TAIPEI (Taiwan News) — The U.S.'s Public Broadcasting Service (PBS) published a video to its website on Wednesday (April 1) explaining how Taiwan's precautions since the early stages of the Wuhan coronavirus (COVID-19) outbreak saved it from being one of the most gravely affected countries.
The video followed Anna Lee, a Taiwanese who flew back home from the U.K. as the outbreak of the coronavirus spread in Britain. "If [Prime Minister Boris Johnson] is not even helping his own citizens, why would he help a foreigner like me?" She asked.
Upon arriving in Taiwan, Lee was immediately required to test for the coronavirus and file her information at the airport, including whether she had experienced any virus symptoms. All the data was uploaded to the central system of Taiwan's Centers for Disease Control (CDC) for further tracking.
Before Lee could leave the airport, she had to make sure she was registered in the CDC online database and could successfully receive the text messages from the CDC — this is how the Taiwanese government makes sure everyone carries out their 14-day home quarantine. Lee then rode a special government-provided taxi home, as she was not allowed to take any public transportation.
All these measures have so far successfully contained the coronavirus outbreak in Taiwan, even though the island nation lies just off China's southeastern shore and was predicted to have the second-highest number of confirmed cases by Johns Hopkins University, PBS reported.
"We sent two doctors to Wuhan from the Taiwan CDC once we picked up some signals of a strange outbreak there on social media," Steve Kuo (郭旭崧), former head of Taiwan CDC, stated, as he explained to PBS why Taiwan was able to prepare itself more efficiently than other countries.

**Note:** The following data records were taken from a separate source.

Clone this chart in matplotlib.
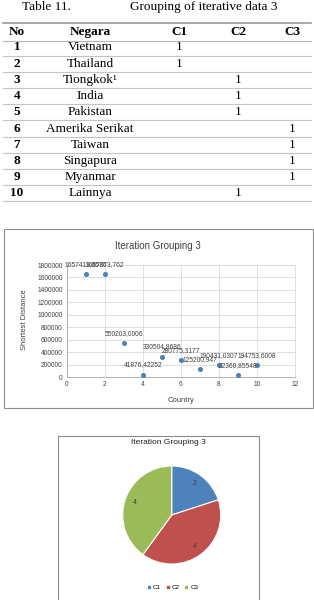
import matplotlib
matplotlib.use("Agg")
import matplotlib.pyplot as plt
from matplotlib.patches import Rectangle
from matplotlib.lines import Line2D

# table data
no = [1, 2, 3, 4, 5, 6, 7, 8, 9, 10]
negara = ["Vietnam", "Thailand", "Tiongkok\u00b9", "India", "Pakistan",
          "Amerika Serikat", "Taiwan", "Singapura", "Myanmar", "Lainnya"]
cluster = [1, 1, 2, 2, 2, 3, 3, 3, 3, 2]   # 1 -> C1, 2 -> C2, 3 -> C3

# scatter data
country = [1, 2, 3, 4, 5, 6, 7, 8, 9, 10]
distance = [1657419.8576, 1657873.762, 550203.0006, 41876.42252, 330504.8686,
            280775.3177, 125200.947, 190431.0307, 32360.85548, 194753.6008]
dist_labels = ["1657419,8576", "1657873,762", "550203,0006", "41876,42252",
               "330504,8686", "280775,3177", "125200,947", "190431,0307",
               "32360,85548", "194753,6008"]

# pie data
pie_labels = ["C1", "C2", "C3"]
pie_counts = [2, 4, 4]
pie_colors = ["#4f81bd", "#c0504d", "#9bbb59"]

W, H = 314, 600
fig = plt.figure(figsize=(W / 100, H / 100), dpi=100)

# overlay in pixel coordinates for the table and the chart boxes
ov = fig.add_axes([0, 0, 1, 1])
ov.set_xlim(0, W)
ov.set_ylim(H, 0)
ov.axis("off")

serif = "Liberation Serif"
sans = "Liberation Sans"

ov.text(22, 7, "Table 11.", family=serif, fontsize=9.5, va="center")
ov.text(130, 7, "Grouping of iterative data 3", family=serif, fontsize=9.5, va="center")

col_x = [17, 90, 179, 238, 292]
header = ["No", "Negara", "C1", "C2", "C3"]
for cx, h in zip(col_x, header):
    ov.text(cx, 32, h, family=serif, fontsize=9.5, weight="bold", ha="center", va="center")

ov.plot([3, 311], [22.5, 22.5], color="#9a9a9a", lw=1.2)
ov.plot([3, 311], [40.5, 40.5], color="#b5b5b5", lw=0.8)
row_h = 16.2
for i, (n, neg, c) in enumerate(zip(no, negara, cluster)):
    y = 47.5 + i * row_h
    ov.text(col_x[0], y, str(n), family=serif, fontsize=9.5, weight="bold", ha="center", va="center")
    ov.text(col_x[1], y, neg, family=serif, fontsize=9.5, ha="center", va="center")
    ov.text(col_x[1 + c], y, "1", family=serif, fontsize=9.5, ha="center", va="center")
    yl = y + row_h / 2
    ov.plot([3, 311], [yl, yl], color="#c4c4c4", lw=0.8)

# chart frames
ov.add_patch(Rectangle((4, 229), 309, 179, fill=False, ec="#8c8c8c", lw=0.8))
ov.add_patch(Rectangle((58.3, 435.7), 201, 170, fill=False, ec="#8c8c8c", lw=0.8))

ov.text(158, 246, "Iteration Grouping 3", family=sans, fontsize=7, ha="center", va="center", color="#404040")
ov.text(25, 320, "Shortest Distance", family=sans, fontsize=5.5, rotation=90,
        ha="center", va="center", color="#404040")
ov.text(181, 400, "Country", family=sans, fontsize=5.5, ha="center", va="center", color="#404040")
ov.text(168, 442.7, "Iteration Grouping 3", family=sans, fontsize=6, ha="center", va="center", color="#202020")

# scatter chart
ax = fig.add_axes([66.7 / W, 1 - 377.3 / H, (295 - 66.7) / W, (377.3 - 265) / H])
ax.scatter(country, distance, s=7, color="#4f81bd", zorder=3)
for xv, yv, lab in zip(country, distance, dist_labels):
    ax.annotate(lab, (xv, yv), xytext=(0, 7), textcoords="offset points",
                ha="center", va="center", fontsize=4.8, family=sans, color="#404040")
ax.set_xlim(0, 12)
ax.set_ylim(0, 1800000)
ax.set_xticks(range(0, 13, 2))
ax.set_yticks(range(0, 1800001, 200000))
ax.set_yticklabels([str(v) for v in range(0, 1800001, 200000)])
ax.grid(True, color="#d9d9d9", lw=0.6)
ax.set_axisbelow(True)
for s in ax.spines.values():
    s.set_color("#d9d9d9")
    s.set_linewidth(0.6)
ax.spines["bottom"].set_color("#a6a6a6")
ax.spines["left"].set_color("#a6a6a6")
ax.tick_params(labelsize=4.8, length=0, pad=3, colors="#404040")
for t in ax.get_xticklabels() + ax.get_yticklabels():
    t.set_family(sans)

# pie chart
pax = fig.add_axes([(171.7 - 49) / W, 1 - (515 + 49) / H, 98 / W, 98 / H])
pax.pie(pie_counts, colors=pie_colors, startangle=90, counterclock=False,
        labels=[str(c) for c in pie_counts], labeldistance=0.8,
        wedgeprops=dict(edgecolor="white", linewidth=0.8),
        textprops=dict(fontsize=5, family=sans, color="#404040"))
for t in pax.texts:
    t.set_ha("center")
    t.set_va("center")
pax.set_xlim(-1, 1)
pax.set_ylim(-1, 1)

handles = [Line2D([], [], marker="s", ls="", ms=2, color=c) for c in pie_colors]
fig.legend(handles, pie_labels, loc="center", bbox_to_anchor=(172.7 / W, 1 - 587.7 / H),
           ncol=3, frameon=False, prop=dict(family=sans, size=4.5),
           handlelength=0.6, handletextpad=0.3, columnspacing=0.8)

fig.savefig("out.png", dpi=100)
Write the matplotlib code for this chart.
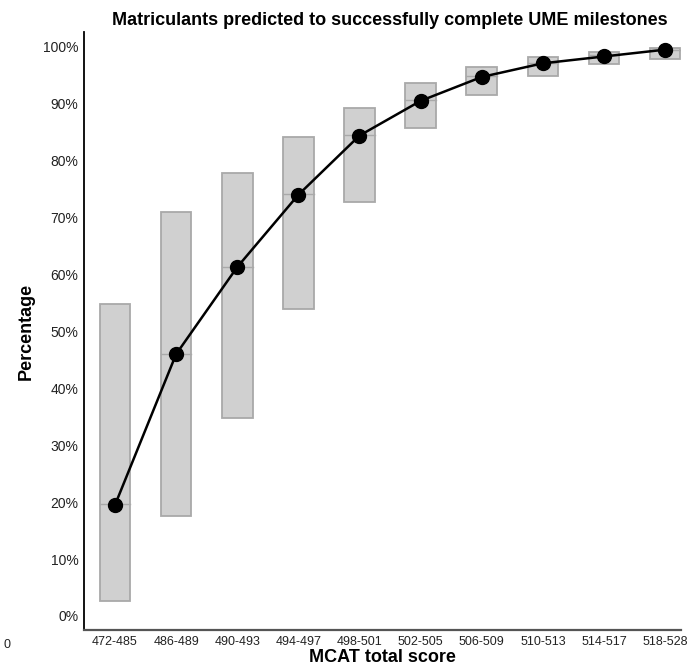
import matplotlib
matplotlib.use("Agg")
import matplotlib.pyplot as plt
from matplotlib.patches import Rectangle
from matplotlib.ticker import FuncFormatter

plt.rcParams['font.family'] = ['Liberation Sans', 'DejaVu Sans']

categories = ["472-485", "486-489", "490-493", "494-497", "498-501",
              "502-505", "506-509", "510-513", "514-517", "518-528"]
upper = [54.8, 70.9, 77.9, 84.2, 89.3, 93.7, 96.5, 98.2, 99.1, 99.8]
lower = [2.6, 17.6, 34.7, 54.0, 72.8, 85.8, 91.6, 94.9, 97.0, 97.9]
median = [19.7, 46.1, 61.4, 74.2, 84.5, 90.6, 94.8, 97.2, 98.5, 99.4]
predicted = [19.5, 46.0, 61.3, 74.0, 84.4, 90.5, 94.7, 97.1, 98.3, 99.5]

fig = plt.figure(figsize=(6.87, 6.71), dpi=100)
ax = fig.add_axes([84/687, 41/671, (681-84)/687, (630-32)/671])

w = 0.5
xs = list(range(len(categories)))
for x, lo, hi, md in zip(xs, lower, upper, median):
    ax.add_patch(Rectangle((x - w/2, lo), w, hi - lo, facecolor="#d0d0d0",
                           edgecolor="#a9a9a9", linewidth=1.3, zorder=2))
    ax.plot([x - w/2, x + w/2], [md, md], color="#a9a9a9", linewidth=1.0, zorder=2)

ax.plot(xs, predicted, color="black", linewidth=1.8, marker="o",
        markersize=10, zorder=3)

ax.set_xlim(-0.507, 9.26)
ax.set_ylim(-2.46, 102.6)
ax.set_yticks(range(0, 101, 10))
ax.yaxis.set_major_formatter(FuncFormatter(lambda v, p: f"{int(v)}%"))
ax.set_xticks(xs)
ax.set_xticklabels(categories)
ax.tick_params(axis="x", length=0, labelsize=9, colors="#222222", pad=4)
ax.tick_params(axis="y", length=0, labelsize=10, colors="#222222", pad=4)

for s in ["top", "right"]:
    ax.spines[s].set_visible(False)
ax.spines["left"].set_color("black")
ax.spines["left"].set_linewidth(1.3)
ax.spines["bottom"].set_color("#555555")
ax.spines["bottom"].set_linewidth(1.6)

ax.set_title("Matriculants predicted to successfully complete UME milestones",
             fontsize=13, fontweight="bold", pad=5, x=0.513)
ax.set_xlabel("MCAT total score", fontsize=13, fontweight="bold", labelpad=1)
ax.set_ylabel("Percentage", fontsize=13, fontweight="bold", labelpad=6)

fig.text(3/687, 1 - 645/671, "0", fontsize=9, color="#222222", va="center", ha="left")

fig.savefig("out.png", dpi=100)
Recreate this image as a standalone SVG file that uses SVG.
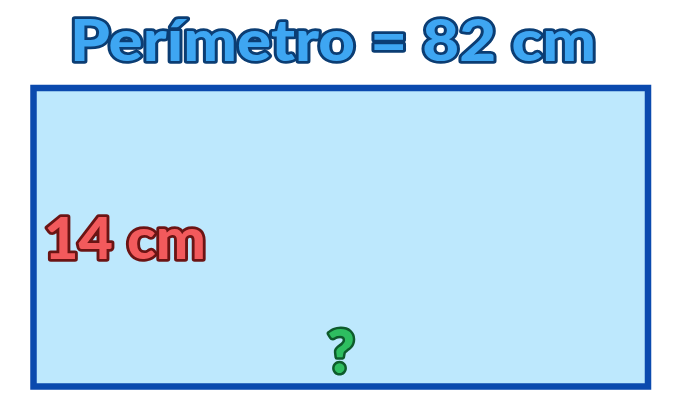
<svg xmlns="http://www.w3.org/2000/svg" width="685" height="404" viewBox="0 0 685 404">
<style>
.t{font-family:Lato,"DejaVu Sans","Liberation Sans",sans-serif;font-weight:900;paint-order:stroke;stroke-linejoin:round}
.title{fill:#3EA6F2;stroke:#0B3D73;stroke-width:5.5}
.side{fill:#F25A5C;stroke:#6B1414;stroke-width:5.5}
.q{fill:#2EBE60;stroke:#0E5B2C;stroke-width:5}
</style>
<rect width="685" height="404" fill="#FFFFFF"/>
<g id="rectangle">
<rect x="33.5" y="88" width="614.5" height="298.5" fill="#BDE8FD" stroke="#0B4AAE" stroke-width="6.5"/>
</g>
<g id="title">
<text class="t title" x="70" y="61" font-size="58" textLength="526" lengthAdjust="spacingAndGlyphs">Perímetro = 82 cm</text>
</g>
<g id="side-label">
<text class="t side" x="44" y="259" font-size="57" textLength="162" lengthAdjust="spacingAndGlyphs">14 cm</text>
</g>
<g id="unknown">
<text class="t q" x="341" y="373" font-size="60" text-anchor="middle" textLength="28" lengthAdjust="spacingAndGlyphs">?</text>
</g>
</svg>
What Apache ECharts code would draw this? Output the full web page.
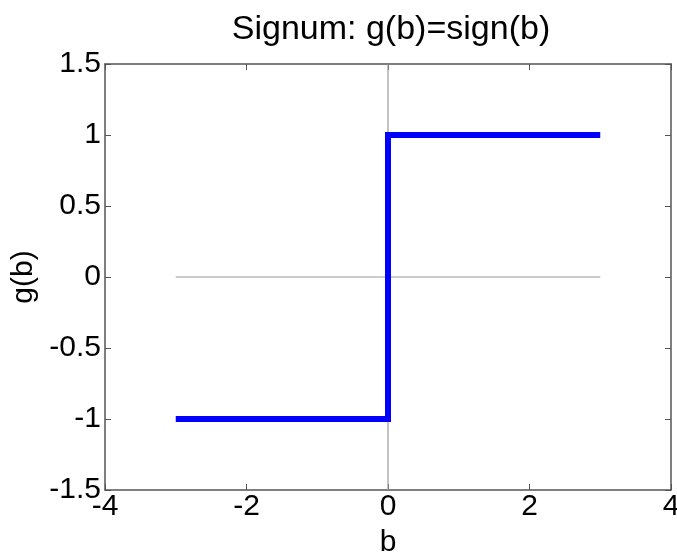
<!DOCTYPE html>
<html>
<head>
<meta charset="utf-8">
<script src="https://cdn.jsdelivr.net/npm/echarts@6/dist/echarts.min.js"></script>
<style>
  html, body { margin: 0; padding: 0; background: #fff; }
  #signChart { width: 677px; height: 552px; }
</style>
</head>
<body>
<div id="signChart"></div>
<script>
// data
var stepX = [-3, 0, 0, 3];
var stepY = [-1, -1, 1, 1];
var zeroHorizX = [-3, 3];
var zeroHorizY = [0, 0];
var zeroVertX = [0, 0];
var zeroVertY = [-1.5, 1.5];
var xTicks = [-4, -2, 0, 2, 4];
var yTicks = [-1.5, -1, -0.5, 0, 0.5, 1, 1.5];

function pairs(xs, ys) {
    return xs.map(function (x, i) { return [x, ys[i]]; });
}

document.addEventListener('DOMContentLoaded', function () {
    var myChart = echarts.init(document.getElementById('signChart'));
    var fontFam = 'Liberation Sans, Arial, sans-serif';
    var boxLine = { show: true, onZero: false, lineStyle: { color: '#555', width: 1.5 } };
    var tickIn = { show: true, inside: true, length: 6, lineStyle: { color: '#555', width: 1 } };

    var option = {
        animation: false,
        title: {
            text: 'Signum: g(b)=sign(b)',
            left: 386,
            textAlign: 'center',
            top: 8,
            textStyle: { fontFamily: fontFam, fontSize: 34, fontWeight: 'normal', color: '#000' }
        },
        grid: { left: 105, right: 6, top: 64, bottom: 62, outerBoundsMode: 'none', containLabel: false },
        xAxis: [{
            type: 'value', min: xTicks[0], max: xTicks[xTicks.length - 1], interval: 2,
            position: 'bottom',
            name: 'b', nameLocation: 'middle', nameGap: 38,
            nameTextStyle: { fontFamily: fontFam, fontSize: 30, color: '#000' },
            axisLine: boxLine, axisTick: tickIn, splitLine: { show: false },
            axisLabel: { fontFamily: fontFam, fontSize: 30, color: '#000', margin: 2 }
        }, {
            type: 'value', min: xTicks[0], max: xTicks[xTicks.length - 1], interval: 2,
            position: 'top',
            axisLine: boxLine, axisTick: tickIn, splitLine: { show: false },
            axisLabel: { show: false }
        }],
        yAxis: [{
            type: 'value', min: yTicks[0], max: yTicks[yTicks.length - 1], interval: 0.5,
            position: 'left',
            name: 'g(b)', nameLocation: 'middle', nameGap: 62, nameRotate: 90,
            nameTextStyle: { fontFamily: fontFam, fontSize: 30, color: '#000' },
            axisLine: boxLine, axisTick: tickIn, splitLine: { show: false },
            axisLabel: { fontFamily: fontFam, fontSize: 30, color: '#000', margin: 4 }
        }, {
            type: 'value', min: yTicks[0], max: yTicks[yTicks.length - 1], interval: 0.5,
            position: 'right',
            axisLine: boxLine, axisTick: tickIn, splitLine: { show: false },
            axisLabel: { show: false }
        }],
        series: [{
            type: 'line', data: pairs(zeroHorizX, zeroHorizY), symbol: 'none',
            lineStyle: { color: '#999', width: 1.2 }, silent: true
        }, {
            type: 'line', data: pairs(zeroVertX, zeroVertY), symbol: 'none',
            lineStyle: { color: '#999', width: 1.2 }, silent: true
        }, {
            type: 'line', data: pairs(stepX, stepY), symbol: 'none',
            lineStyle: { color: '#0000ff', width: 6, join: 'miter' }
        }]
    };

    myChart.setOption(option);
});
</script>
</body>
</html>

On January 20, Taiwan set up the Central Epidemic Command Center (CECC) to prevent the highly transmissible virus from devastating the island country.
As of April 2, Taiwan has 339 confirmed cases, and the government has pledged to donate 10 million surgical masks to other countries affected by the coronavirus, including 2 million masks to the U.S., in addition to the weekly 100,000-mask donation promised by Taiwan earlier.